What Happened in Texas
The driver of the Tesla Model 3 told officers from the Harris County Sheriff's Office that he had been using the vehicle's automated driving assistance system when his car left the road. The car then slammed directly into the home.
Police confirmed the driver showed no signs of intoxication and cooperated fully with investigators after the crash.
The National Highway Traffic Safety Administration, known as NHTSA, announced on Monday that it had opened a Special Crash Investigation into the incident. That designation signals a serious and formal review of the circumstances and the technology involved.
Tesla did not respond to requests for comment on the crash.
Elon Musk and Tesla Push Back
Tesla CEO Elon Musk disputed the account almost immediately. He posted on X claiming the car had not been in Full Self-Driving mode at the time. Musk pointed to the speed of the crash as evidence, saying FSD operates slowly through neighbourhood streets and that this was clearly a high-speed collision.
Tesla's Vice President of AI, Ashok Elluswamy, went further. He claimed on X that the driver had manually pressed the accelerator, overriding the self-driving system entirely.
Elluswamy stated the vehicle reached 73 miles per hour (117 km/h) during the crash and that the accelerator remained pressed even after the impact.
Elluswamy did not provide a verifiable source for that account.
What Tesla's Full Self-Driving Actually Does
Tesla markets Full Self-Driving mode as a major selling point across its vehicle range. But the technology is not fully autonomous. It requires human supervision at all times. The driver must remain alert and ready to take control at any moment.
That distinction matters enormously. Tesla promotes FSD aggressively while the legal and safety obligations still rest with the human at the wheel. Critics argue this creates dangerous confusion for drivers who may place too much trust in the system.
Musk has predicted that 90 percent of all driving in the United States will be autonomous within a decade. That ambition has put Tesla's technology under intense public and regulatory scrutiny.
A Pattern of Investigations
This crash is not an isolated regulatory moment. NHTSA has been watching Tesla's self-driving systems closely for some time.
In October 2025, the regulator opened an investigation following 58 reported incidents of Tesla vehicles breaking red lights or veering into oncoming traffic. The probe aimed to determine the scope, frequency and potential safety consequences of those events.
In March 2026, NHTSA escalated another probe. That one focused on how Tesla's self-driving mode performs in poor visibility conditions such as fog, sun glare or other obstructions.
Tesla has consistently denied that its self-driving technology poses risks to drivers or pedestrians. The company argues its system is up to ten times safer than human drivers. Regulators keep opening new investigations anyway.
Why This Case Matters
Most crash investigations involving self-driving vehicles raise a familiar question. Was the driver truly in control, or did the technology fail them? Tesla's response here follows the company's standard playbook. It immediately shifted responsibility back to the human driver.

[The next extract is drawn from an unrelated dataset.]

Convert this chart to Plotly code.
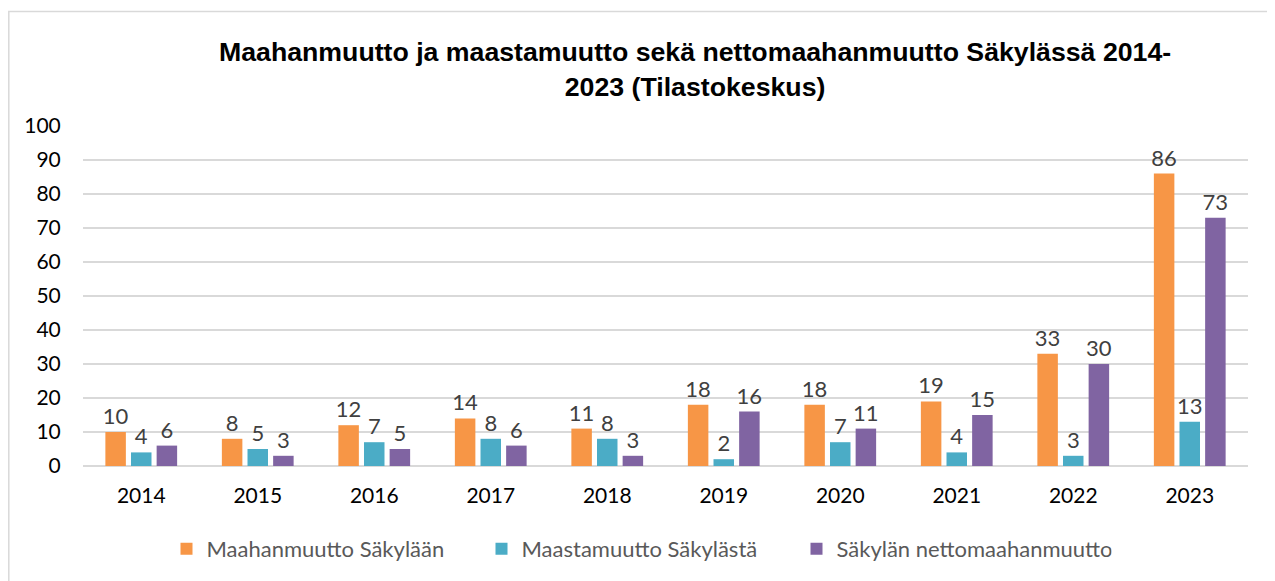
import plotly.graph_objects as go

years = ["2014", "2015", "2016", "2017", "2018", "2019", "2020", "2021", "2022", "2023"]
maahanmuutto = [10, 8, 12, 14, 11, 18, 18, 19, 33, 86]
maastamuutto = [4, 5, 7, 8, 8, 2, 7, 4, 3, 13]
netto = [6, 3, 5, 6, 3, 16, 11, 15, 30, 73]

series_names = ["Maahanmuutto Säkylään", "Maastamuutto Säkylästä", "Säkylän nettomaahanmuutto"]
colors = ["#F79646", "#4BACC6", "#8064A2"]
title_text = "Maahanmuutto ja maastamuutto sekä nettomaahanmuutto Säkylässä 2014-<br>2023 (Tilastokeskus)"

OFF = 8  # page body margin
W, H = 1275, 581
# target plot area in page pixels
PL, PR, PT, PB = 83, 1248, 126, 466
L, T = PL - OFF, PT - OFF
R = W - (PR - OFF)
B = H - (PB - OFF)
pw, ph = W - L - R, H - T - B

def px_x(p):  # page px -> paper
    return (p - OFF - L) / pw

def px_y(p):
    return (H - B - (p - OFF)) / ph

FONT = "Lato, 'Open Sans', sans-serif"

fig = go.Figure()
for name, vals, c in zip(series_names, [maahanmuutto, maastamuutto, netto], colors):
    fig.add_trace(go.Bar(
        x=years, y=vals, name=name, marker_color=c, marker_line_width=0,
        text=[str(v) for v in vals], textposition="outside",
        textfont=dict(family=FONT, size=22, color="#404040"),
        constraintext="none", cliponaxis=False,
    ))

fig.update_layout(
    width=W, height=H,
    margin=dict(l=L, r=R, t=T, b=B, autoexpand=False),
    paper_bgcolor="white", plot_bgcolor="white",
    barmode="group", bargap=0.34, bargroupgap=0.2,
    showlegend=True,
    legend=dict(orientation="h", x=px_x(639), y=px_y(549), xanchor="center", yanchor="middle",
                font=dict(family=FONT, size=22, color="#595959"), itemwidth=30,
                entrywidth=270, traceorder="normal"),
    xaxis=dict(showgrid=False, showline=False, ticks="outside", ticklen=11, automargin=False,
               tickcolor="rgba(0,0,0,0)", tickfont=dict(family=FONT, size=21, color="#000000")),
    yaxis=dict(range=[0, 100], dtick=10, showgrid=True, gridcolor="#D9D9D9", gridwidth=1.5,
               zeroline=True, zerolinecolor="#D9D9D9", zerolinewidth=1.5, automargin=False,
               ticks="outside", ticklen=17, tickcolor="rgba(0,0,0,0)",
               tickfont=dict(family=FONT, size=21, color="#000000")),
    annotations=[dict(text="<b>" + title_text + "</b>", xref="paper", yref="paper",
                      x=px_x(695), y=px_y(70), xanchor="center", yanchor="middle",
                      showarrow=False, align="center",
                      font=dict(family="'Liberation Sans', Arial, sans-serif", size=26.7, color="#000000"))],
    shapes=[dict(type="rect", xref="paper", yref="paper",
                 x0=px_x(8.8), x1=px_x(1300), y0=px_y(620), y1=px_y(11.5),
                 line=dict(color="#D9D9D9", width=1.5), fillcolor="rgba(0,0,0,0)", layer="below")],
)

fig.write_html("out.html")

But that approach faces growing resistance. When a system is marketed as capable of driving itself, and when a driver reasonably trusts that claim, the moral and legal accountability becomes harder to assign cleanly.
A 76-year-old woman was inside her own home. She had no involvement with the vehicle, the technology or the driver's decisions. She is dead.
That fact cuts through every technical argument about accelerator inputs and system logs.
What Comes Next
The NHTSA Special Crash Investigation will examine the data from the vehicle, the circumstances of the crash and whether the self-driving system functioned as intended. The outcome could influence how regulators treat Tesla's technology across the entire fleet.
Tesla has more than five million vehicles on American roads. The scale of the potential risk if its safety claims do not hold up is enormous.
For now, families across the United States driving Tesla vehicles with FSD enabled deserve a clear, honest answer about what the technology can and cannot do. The NHTSA probe represents the start of that process, not the conclusion.